Weiters plant Renzi die Abschaffung des italienischen Senats. Der "Akrobat des Risikospiels" (La Repubblica) lässt allerdings offen, wie er sein ambitioniertes Vorhaben umsetzen wird. "Es ist, als ob man einem jungen, unerfahrenen Trainer die Verantwortung für eine alte, angeschlagene Fußballmannschaft überträgt, mit dem Ziel, die nächste Champions League zu gewinnen", findet Autor Massimo Gramellini.

Journalist und Blogger Gad Lerner schätzt Renzi als unberechenbar ein: "Ich finde ihn nicht vertrauenswürdig, vor allem was seine Pläne für Sozialpolitik und Umgang mit Schwächeren betrifft – alles linke Werte." Wofür Renzi genau stehe, sei, so Lerner, eine "große Unbekannte". Noch vor wenigen Tagen hatte Renzi in einem Fernsehinterview betont, dass es ihn nicht in das Regierungsamt ziehe: "Wer bringt mich dazu, mir das anzutun?"

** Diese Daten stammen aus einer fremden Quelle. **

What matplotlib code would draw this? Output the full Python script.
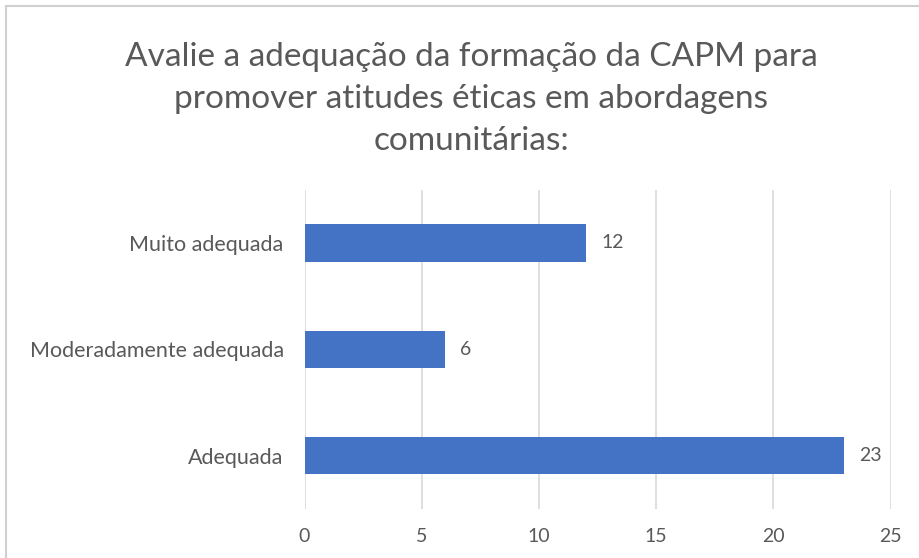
import matplotlib.pyplot as plt
from matplotlib.patches import Rectangle

plt.rcParams['font.family'] = ['Lato', 'DejaVu Sans']

title = "Avalie a adequação da formação da CAPM para\npromover atitudes éticas em abordagens\ncomunitárias:"
categories = ['Adequada', 'Moderadamente adequada', 'Muito adequada']
values = [23, 6, 12]
xticks = [0, 5, 10, 15, 20, 25]

text_color = '#595959'
bar_color = '#4472C4'
grid_color = '#D9D9D9'

fig = plt.figure(figsize=(9.2, 5.58), dpi=100)
ax = fig.add_axes([0.331, 0.088, 0.637, 0.572])

ax.barh(range(len(categories)), values, height=0.35, color=bar_color, zorder=3)
for i, v in enumerate(values):
    ax.text(v + 0.65, i, str(v), va='center', ha='left', fontsize=14, color=text_color)

ax.set_xlim(0, 25)
ax.set_ylim(-0.5, len(categories) - 0.5)
ax.set_xticks(xticks)
ax.set_xticklabels([str(t) for t in xticks], fontsize=14, color=text_color)
ax.set_yticks(range(len(categories)))
ax.set_yticklabels(categories, fontsize=15.5, color=text_color)
ax.tick_params(axis='both', length=0)
ax.tick_params(axis='x', pad=14)
ax.tick_params(axis='y', pad=15)
ax.grid(axis='x', color=grid_color, linewidth=1.2, zorder=0)
for s in ax.spines.values():
    s.set_visible(False)

fig.text(0.512, 0.925, title, ha='center', va='top', fontsize=24, color=text_color, linespacing=1.5)

# chart frame
fig.patches.append(Rectangle((0.006, -0.05), 1.2, 1.039, transform=fig.transFigure,
                             fill=False, edgecolor='#D0D0D0', linewidth=1.5))

fig.savefig('out.png', dpi=100)
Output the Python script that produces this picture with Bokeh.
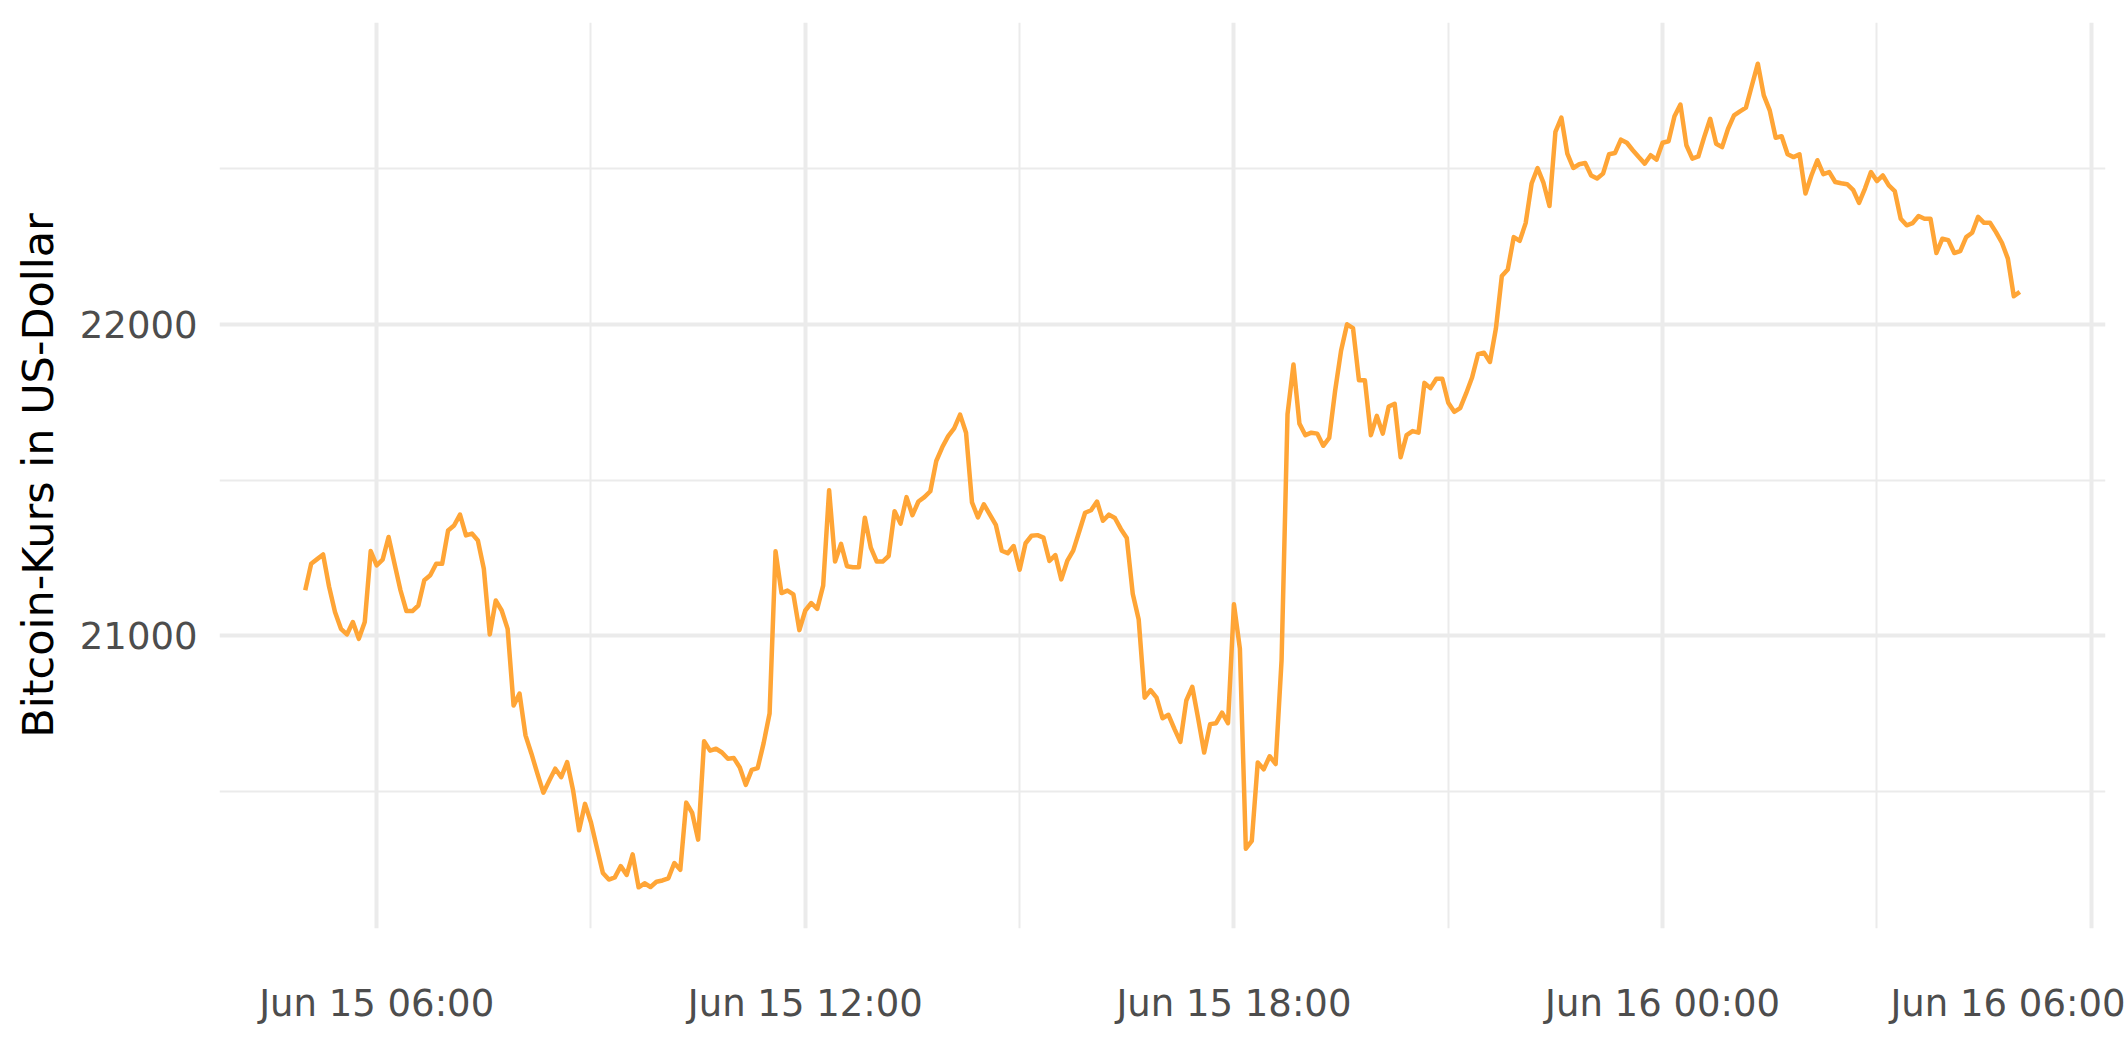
import numpy as np
import pandas as pd
from bokeh.plotting import figure
from bokeh.models import Range1d, FixedTicker, DatetimeTickFormatter, ColumnDataSource
from bokeh.embed import file_html
from bokeh.resources import INLINE

# ---- data (5-minute Bitcoin prices, Jun 15 05:00 -> Jun 16 05:00) ----
start_time = "2022-06-15 05:00"
interval = "5min"
price_usd = [
    21146, 21231, 21246, 21261, 21158, 21076, 21022, 21004, 21044, 20990, 21044, 21272,
    21226, 21244, 21317, 21231, 21146, 21079, 21079, 21097, 21178, 21194, 21231, 21231,
    21338, 21354, 21389, 21322, 21328, 21306, 21215, 21004, 21113, 21081, 21022, 20776,
    20814, 20680, 20621, 20557, 20496, 20535, 20573, 20546, 20594, 20503, 20375, 20460,
    20400, 20318, 20238, 20217, 20224, 20260, 20232, 20298, 20192, 20205, 20193, 20210,
    20214, 20221, 20270, 20248, 20464, 20431, 20345, 20661, 20631, 20637, 20625, 20605,
    20607, 20577, 20521, 20569, 20575, 20655, 20750, 21271, 21137, 21145, 21133, 21018,
    21081, 21105, 21086, 21161, 21467, 21238, 21295, 21223, 21220, 21220, 21379, 21283,
    21238, 21238, 21256, 21400, 21360, 21445, 21387, 21431, 21445, 21464, 21561, 21605,
    21641, 21666, 21710, 21652, 21428, 21380, 21422, 21389, 21356, 21273, 21265, 21288,
    21212, 21297, 21321, 21323, 21315, 21240, 21259, 21181, 21240, 21273, 21334, 21395,
    21403, 21431, 21369, 21389, 21378, 21343, 21314, 21135, 21052, 20801, 20825, 20801,
    20735, 20746, 20701, 20659, 20792, 20836, 20733, 20625, 20716, 20719, 20753, 20719,
    21101, 20958, 20316, 20341, 20593, 20571, 20613, 20588, 20921, 21711, 21871, 21681,
    21644, 21652, 21649, 21610, 21635, 21787, 21916, 22000, 21988, 21820, 21820, 21644,
    21706, 21649, 21736, 21745, 21573, 21644, 21657, 21652, 21812, 21795, 21825, 21825,
    21748, 21719, 21731, 21778, 21829, 21904, 21909, 21879, 21986, 22155, 22176, 22280,
    22268, 22325, 22452, 22502, 22454, 22380, 22618, 22664, 22548, 22502, 22514, 22518,
    22478, 22468, 22484, 22546, 22550, 22593, 22583, 22559, 22537, 22516, 22543, 22529,
    22583, 22588, 22668, 22706, 22575, 22532, 22539, 22602, 22660, 22580, 22569, 22628,
    22671, 22684, 22696, 22767, 22837, 22735, 22687, 22599, 22604, 22546, 22537, 22546,
    22420, 22478, 22527, 22482, 22489, 22457, 22453, 22450, 22432, 22390, 22436, 22489,
    22460, 22478, 22446, 22428, 22339, 22318, 22325, 22348, 22339, 22339, 22229, 22275,
    22270, 22229, 22235, 22280, 22294, 22345, 22326, 22326, 22296, 22262, 22211, 22090,
    22104,
]

x_major_ticks = ["2022-06-15 06:00", "2022-06-15 12:00", "2022-06-15 18:00",
                 "2022-06-16 00:00", "2022-06-16 06:00"]
x_minor_ticks = ["2022-06-15 03:00", "2022-06-15 09:00", "2022-06-15 15:00",
                 "2022-06-15 21:00", "2022-06-16 03:00"]
y_major_ticks = [21000, 22000]
y_minor_ticks = [20500, 21500, 22500]
y_label = "Bitcoin-Kurs in US-Dollar"


def to_ms(ts):
    return (pd.DatetimeIndex(ts).values.astype("datetime64[ms]").astype(np.int64)).astype(float)


times_ms = to_ms(pd.date_range(start_time, periods=len(price_usd), freq=interval))
src = ColumnDataSource(dict(t=times_ms, price=price_usd))
major_ms = list(to_ms(x_major_ticks))
minor_ms = list(to_ms(x_minor_ticks))

xmin, xmax = times_ms.min(), times_ms.max()
xpad = 0.05 * (xmax - xmin)
ymin, ymax = min(price_usd), max(price_usd)
ypad = 0.05 * (ymax - ymin)

W, H = 2125, 1062
p = figure(width=W, height=H, x_axis_type="datetime",
           output_backend="svg", toolbar_location=None,
           x_range=Range1d(xmin - xpad, xmax + xpad),
           y_range=Range1d(ymin - ypad, ymax + ypad))
p.min_border_left = 219
p.min_border_right = 20
p.min_border_top = 22
p.min_border_bottom = 134
p.outline_line_color = None
p.background_fill_color = "white"
p.border_fill_color = "white"

p.xaxis.ticker = FixedTicker(ticks=major_ms, minor_ticks=minor_ms)
p.yaxis.ticker = FixedTicker(ticks=y_major_ticks, minor_ticks=y_minor_ticks)
fmt = "%b %d %H:%M"
p.xaxis.formatter = DatetimeTickFormatter(
    milliseconds=fmt, seconds=fmt, minsec=fmt, minutes=fmt, hourmin=fmt,
    hours=fmt, days=fmt, months=fmt, years=fmt, strip_leading_zeros=False)

TICK_FONT = "37px"
TICK_COLOR = "#4D4D4D"
for ax in (p.xaxis, p.yaxis):
    ax.axis_line_color = None
    ax.major_tick_line_color = None
    ax.minor_tick_line_color = None
    ax.major_tick_out = 0
    ax.major_tick_in = 0
    ax.minor_tick_out = 0
    ax.minor_tick_in = 0
    ax.major_label_text_font = "DejaVu Sans"
    ax.major_label_text_font_size = TICK_FONT
    ax.major_label_text_color = TICK_COLOR

p.xaxis.major_label_standoff = 53
p.yaxis.major_label_standoff = 22
p.yaxis.axis_label = y_label
p.yaxis.axis_label_text_font = "DejaVu Sans"
p.yaxis.axis_label_text_font_size = "43px"
p.yaxis.axis_label_text_font_style = "normal"
p.yaxis.axis_label_text_color = "black"
p.yaxis.axis_label_standoff = 14

for g in (p.xgrid, p.ygrid):
    g.grid_line_color = "#EBEBEB"
    g.grid_line_width = 4
    g.minor_grid_line_color = "#EBEBEB"
    g.minor_grid_line_width = 2

p.line(x="t", y="price", source=src, line_color="#FFA536", line_width=4.5, line_join="round")

open("out.html", "w").write(file_html(p, INLINE))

Die Aversionen zwischen Letta und Renzi waren von Beginn an nicht zu übersehen. Doch die rasante Skrupellosigkeit von Renzis Machtintrige, der die PD mehrheitlich zustimmte, überraschte dann selbst abgebrühte Beobachter des italienischen Politzirkus’.

Berlusconi frohlockt

Politologe Giovanni Orsina ist überzeugt, dass vor allem für Berlusconi Renzis Vorstoß sehr gelegen kommt: "Berlusconi ist sicher froh darüber." Ganz ohne Zutun der rechten Opposition brachte eine parteiinterne Fehde die Regierung Letta zu Fall. Berlusconi war mit seinem Putschversuch vergangenen Herbst noch gescheitert.

Die Hintertür für seine Rückkehr steht nun wieder offen. Die italienische Anomalie gipfelt darin, dass der wegen Steuerbetrugs seit Sommer vorbestrafte Berlusconi für seine Partei Forza Italia die Koalitionsverhandlungen im römischen Quirinalspalast anführen wird.

Ein Dorn im Auge ist Renzi allen aus dem sozialistisch-kommunistischen Umfeld – etwa den Anhängern des früheren Parteichefs Pier Luigi Bersani. Mit Sozialdemokratie habe, so die Kritiker, seine ideologiefreie, opportunistische Politik nichts zu tun.

Renzi aber ließ sich den "schönsten Tag seit fünf Jahren" (so sein Tweet) von seinen Widersachern nicht verderben. Lieber hörte er auf den Rat seiner Florentiner Fans: "Matteo, lass dich in Rom nicht verarschen!" Renzi kontert: "Das ist eine klare Ansage, die ich gerne befolge."

Wahlrecht

Das bisherige Wahlrecht wurde für verfassungswidrig erklärt.

Arbeitslosigkeit

Sie liegt derzeit bei 12,5 Prozent. Vor allem junge Menschen sind betroffen: Mehr als 40 Prozent unter 25 Jahren haben keinen Job.

Bürokratie-Abbau

Die öffentliche Verwaltung muss vereinfacht und reformiert werden.

Staatsstrukturen

Sowohl das Parlamentssystem mit zwei gleichberechtigten Kammern als auch die Struktur des Landes mit den 20 Regionen stehen immer wieder in der Kritik.

Wirtschaftswachstum

Zum ersten Mal seit Jahren gab es im 4. Quartal 2013 ein Plus – von 0,1 Prozent.